David Giménez, algo dulzón al comienzo del segundo acto y sin la
suficiente tensión interna en los dos últimos, trabajó con pinceles
finos y se mantuvo centradísimo en el estilo, realizando un muy
profesional trabajo al frente de una Filarmónica de Málaga que, tras
un comienzo deficiente -la fuga estuvo por completo deshilachada-,
ofreció una prestación cuanto menos correcta. Es verdad que la
comparación con lo que hicieron la Sinfónica de Sevilla y Michel
Plasson -lo único memorable de las
funciones sevillanas- dejan en evidencia que en Jerez aún hay
mucho camino que recorren en este sentido, pero el presupuesto es el
que manda: una orquesta de gran calidad y más días de ensayos resultan
carísimos. Francamente notable el coro, que a pesar de ciertas
puntuales estridencias entre las féminas resolvió muy bien la papeleta
de su dificilísima entrada a capella, revalidando así los excelentes
resultados obtenidos en 2003. Tienen motivos para estar orgullosos.

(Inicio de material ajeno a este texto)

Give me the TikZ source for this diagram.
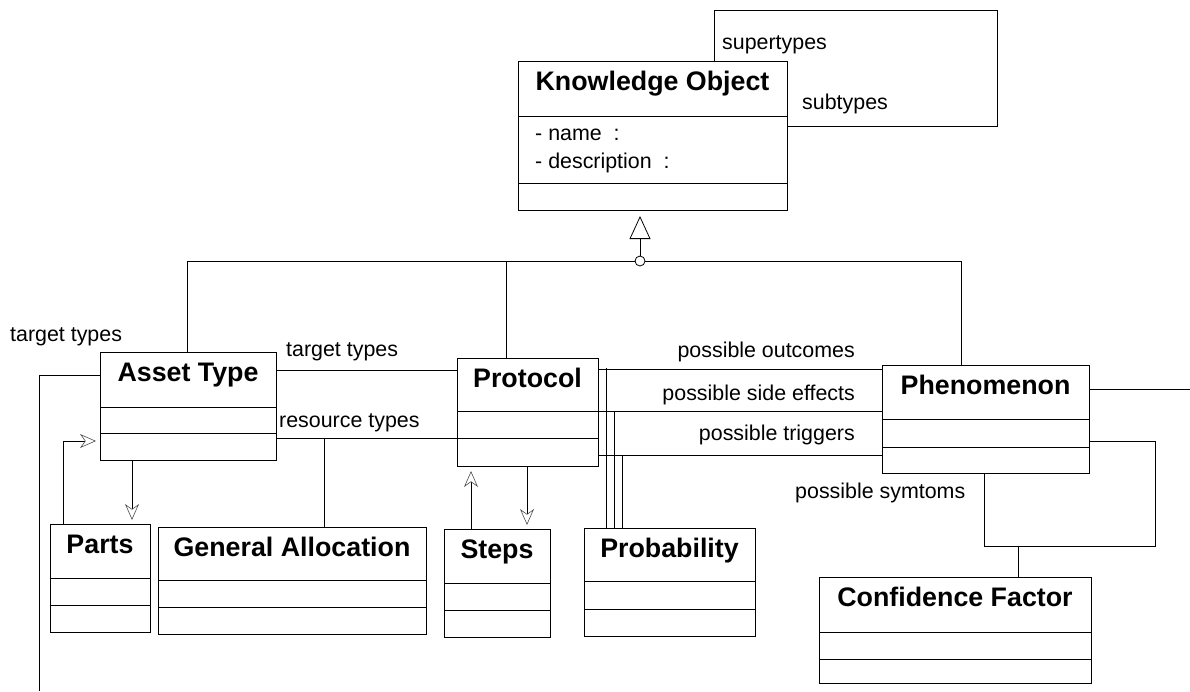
\documentclass[tikz,border=0pt]{standalone}
\usepackage{fontspec}
\setmainfont{Liberation Sans}
\usepackage{tikz}
\usetikzlibrary{arrows.meta, positioning}

\tikzset{
  classbox/.style={draw, line width=1pt, inner sep=0pt, anchor=north west},
  classname/.style={font=\fontsize{26.8}{30}\selectfont\bfseries, anchor=base, inner sep=0pt},
  rolelabel/.style={font=\fontsize{21.4}{25}\selectfont, inner sep=0pt, anchor=base west},
  assoc/.style={line width=1pt},
  navarrow/.style={line width=1pt, shorten >=4pt,
    -{Stealth[open, length=16pt, width=14pt, inset=5pt, line width=0.6pt, color=black!70]}},
}

% name, left, top, right, bottom, first divider, second divider, title
\newcommand{\umlclass}[8]{%
  \node[classbox, minimum width={(#4-#2)*1pt}, minimum height={(#5-#3)*1pt}] (#1) at (#2,#3) {};
  \node[classname] (#1-title) at ({(#2+#4)/2}, #3+29) {#8};
  \draw[line width=1pt] (#2,#6) -- (#4,#6);
  \draw[line width=1pt] (#2,#7) -- (#4,#7);
}

\begin{document}
\begin{tikzpicture}[x=1pt, y=-1pt]
    \useasboundingbox (0,0) rectangle (1190,691);

    % Classes
    \umlclass{ko}{518}{61}{787}{210}{116}{183}{Knowledge Object}
    \umlclass{asset}{100}{352}{276}{460}{407}{433}{Asset Type}
    \umlclass{protocol}{457}{358}{598}{466}{411}{438}{Protocol}
    \umlclass{phen}{882}{365}{1089}{473}{419}{447}{Phenomenon}
    \umlclass{parts}{50}{524}{150}{632}{578}{605}{Parts}
    \umlclass{genalloc}{158}{527}{426}{634}{580}{607}{General Allocation}
    \umlclass{steps}{444}{529}{550}{637}{583}{610}{Steps}
    \umlclass{prob}{584}{528}{755}{636}{581}{609}{Probability}
    \umlclass{conf}{819}{577}{1091}{683}{632}{659}{Confidence Factor}

    % Attributes
    \node[rolelabel] (koname) at (535,140) {- name\ \ :};
    \node[rolelabel] (kodesc) at (535,168) {- description\ \ :};

    % Self association of Knowledge Object
    \draw[assoc] (ko.north -| 714,0) -- (714,10) -- (997,10) -- (997,126) -- (ko.east |- 0,126);
    \node[rolelabel] (supertypes) at (722,49.5) {supertypes};
    \node[rolelabel] (subtypes) at (802,109) {subtypes};

    % Generalization
    \draw[assoc] (asset.north -| 187,0) -- (187,261) -- (961,261) -- (phen.north -| 961,0);
    \draw[assoc] (506,261) -- (protocol.north -| 506,0);
    \node[circle, draw, fill=white, minimum size=10pt, inner sep=0pt, line width=0.8pt] (genjoin) at (640,261) {};
    \draw[assoc, shorten >=5pt, -{Triangle[open, length=23pt, width=21pt, line width=0.8pt]}] (genjoin) -- (ko.south -| genjoin);

    % Asset Type associations
    \coordinate (wrapL) at (39,691);
    \coordinate (wrapR) at (1190,389);
    \draw[assoc] (asset.west |- 0,375) -| (wrapL);
    \draw[assoc] (phen.east |- 0,389) -- (wrapR);
    \node[rolelabel] (targetL) at (10,341) {target types};
    \draw[assoc] (asset.east |- 0,370) -- (protocol.west |- 0,370);
    \node[rolelabel] (targetM) at (286,356) {target types};
    \draw[assoc] (asset.east |- 0,438) -- (protocol.west |- 0,438);
    \node[rolelabel] (resource) at (279,427) {resource types};
    \draw[assoc] (genalloc.north -| 324,0) -- (324,438);

    % Navigable links
    \draw[navarrow] (parts.north -| 63,0) |- (asset.west |- 0,441);
    \draw[navarrow] (asset.south -| 132,0) -- (parts.north -| 132,0);
    \draw[navarrow] (steps.north -| 471,0) -- (protocol.south -| 471,0);
    \draw[navarrow] (protocol.south -| 527,0) -- (steps.north -| 527,0);

    % Protocol to Phenomenon
    \draw[assoc] (protocol.east |- 0,369) -- (phen.west |- 0,369);
    \draw[assoc] (protocol.east |- 0,411) -- (phen.west |- 0,411);
    \draw[assoc] (protocol.east |- 0,455) -- (phen.west |- 0,455);
    \node[rolelabel, anchor=base east] (outcomes) at (855,357) {possible outcomes};
    \node[rolelabel, anchor=base east] (sideeff) at (855,400) {possible side effects};
    \node[rolelabel, anchor=base east] (triggers) at (855,440) {possible triggers};
    \draw[assoc] (606,368) -- (prob.north -| 606,0);
    \draw[assoc] (614,411) -- (prob.north -| 614,0);
    \draw[assoc] (622,455) -- (prob.north -| 622,0);

    % Symptoms and Confidence Factor
    \draw[assoc] (phen.east |- 0,441) -| (1155,546) -| (phen.south -| 984,0);
    \node[rolelabel] (symtoms) at (795,498) {possible symtoms};
    \draw[assoc] (1018,546) -- (conf.north -| 1018,0);
\end{tikzpicture}
\end{document}
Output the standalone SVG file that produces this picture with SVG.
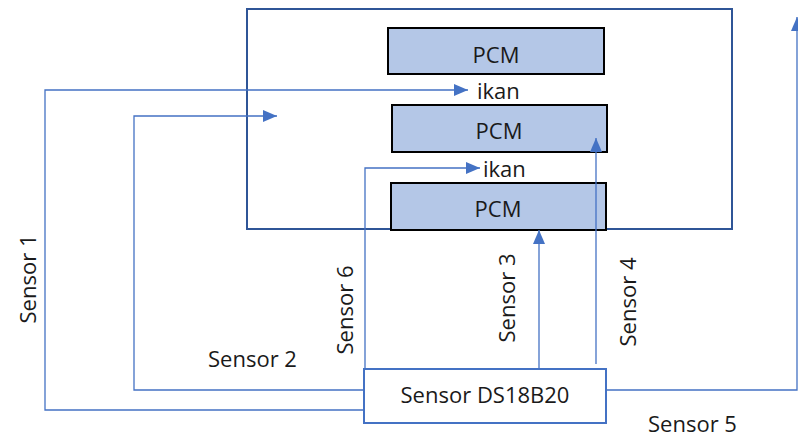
<svg xmlns="http://www.w3.org/2000/svg" width="798" height="438" viewBox="0 0 798 438">
<style>
text{font-family:"Open Sans","Liberation Sans",sans-serif;font-size:22px;fill:#1a1a1a}
.c{text-anchor:middle}
.pcm{fill:#b4c7e7;stroke:#000;stroke-width:2}
.ln{fill:none;stroke:#4472c4;stroke-width:1.3}
</style>
<defs>
<marker id="ah" markerUnits="userSpaceOnUse" markerWidth="14" markerHeight="12" refX="14" refY="6" orient="auto">
<path d="M0,0 L14,6 L0,12 z" fill="#4472c4"/>
</marker>
</defs>
<rect width="798" height="438" fill="#fff"/>
<g id="container">
<rect x="247" y="9" width="485" height="220" fill="#fff" stroke="#2f5597" stroke-width="2"/>
</g>
<g id="pcm1"><rect class="pcm" x="388" y="28" width="216" height="46"/><text class="c" x="496" y="63">PCM</text></g>
<g id="ikan1"><text x="477" y="99">ikan</text></g>
<g id="pcm2"><rect class="pcm" x="392" y="105" width="215" height="47"/><text class="c" x="499" y="139">PCM</text></g>
<g id="ikan2"><text x="483" y="177">ikan</text></g>
<g id="pcm3"><rect class="pcm" x="391" y="183" width="215" height="47"/><text class="c" x="498" y="217">PCM</text></g>
<g id="sensor"><rect x="364" y="369" width="242" height="54" fill="#fff" stroke="#4472c4" stroke-width="2"/><text class="c" x="485" y="403">Sensor DS18B20</text></g>
<g id="connectors">
<path class="ln" d="M364,410 H45 V90 H468" marker-end="url(#ah)"/>
<path class="ln" d="M364,390 H134 V116 H277" marker-end="url(#ah)"/>
<path class="ln" d="M365,369 V168 H480" marker-end="url(#ah)"/>
<path class="ln" d="M539,369 V230" marker-end="url(#ah)"/>
<path class="ln" d="M596,364 V138" marker-end="url(#ah)"/>
<path class="ln" d="M606,390 H797 V17" marker-end="url(#ah)"/>
</g>
<g id="labels">
<text class="c" transform="translate(36,279) rotate(-90)">Sensor 1</text>
<text x="208" y="367">Sensor 2</text>
<text class="c" transform="translate(515,298) rotate(-90)">Sensor 3</text>
<text class="c" transform="translate(636,302) rotate(-90)">Sensor 4</text>
<text x="648" y="432">Sensor 5</text>
<text class="c" transform="translate(353,310) rotate(-90)">Sensor 6</text>
</g>
</svg>
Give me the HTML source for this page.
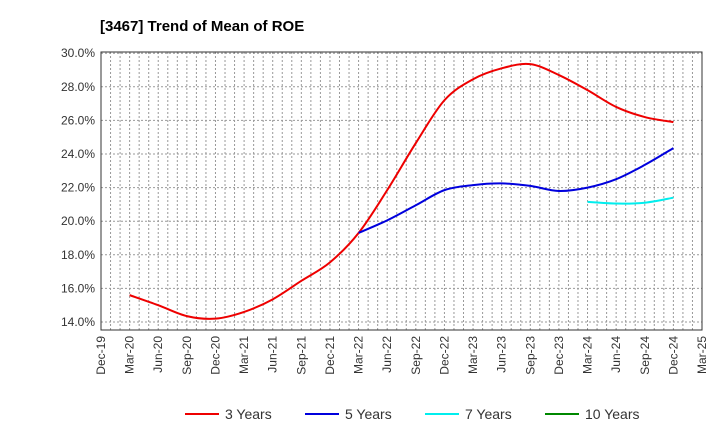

De la propuesta escénica ya se ha hablado en esta revista al menos en
tres ocasiones: su
estreno en Oviedo, su
presentación en Jerez y su
reposición en Córdoba. Dista de ser de las que más me convencen de
las realizadas por el siempre inteligente Francisco López, no tanto
por ciertos detalles puntuales -lo de la luna cadavérica es un recurso
demasiado obvio, mientras que los pilares almohadillados que suben y
bajan siguen resultando muy feos-, como por su relativa frialdad
general. Claro que la comparación con el bodrio que vimos en Sevilla
revaloriza la interesante producción jerezana, que se beneficia de un
vestuario rojo sangre de Jesús Ruiz de gran fuerza plástica, una
atractiva luminotecnia, un excelente movimiento de masas -no tanto de
actores- y un original concepto escénico que subraya los aspectos
nocturnales, oníricos e inquietantes de la obra.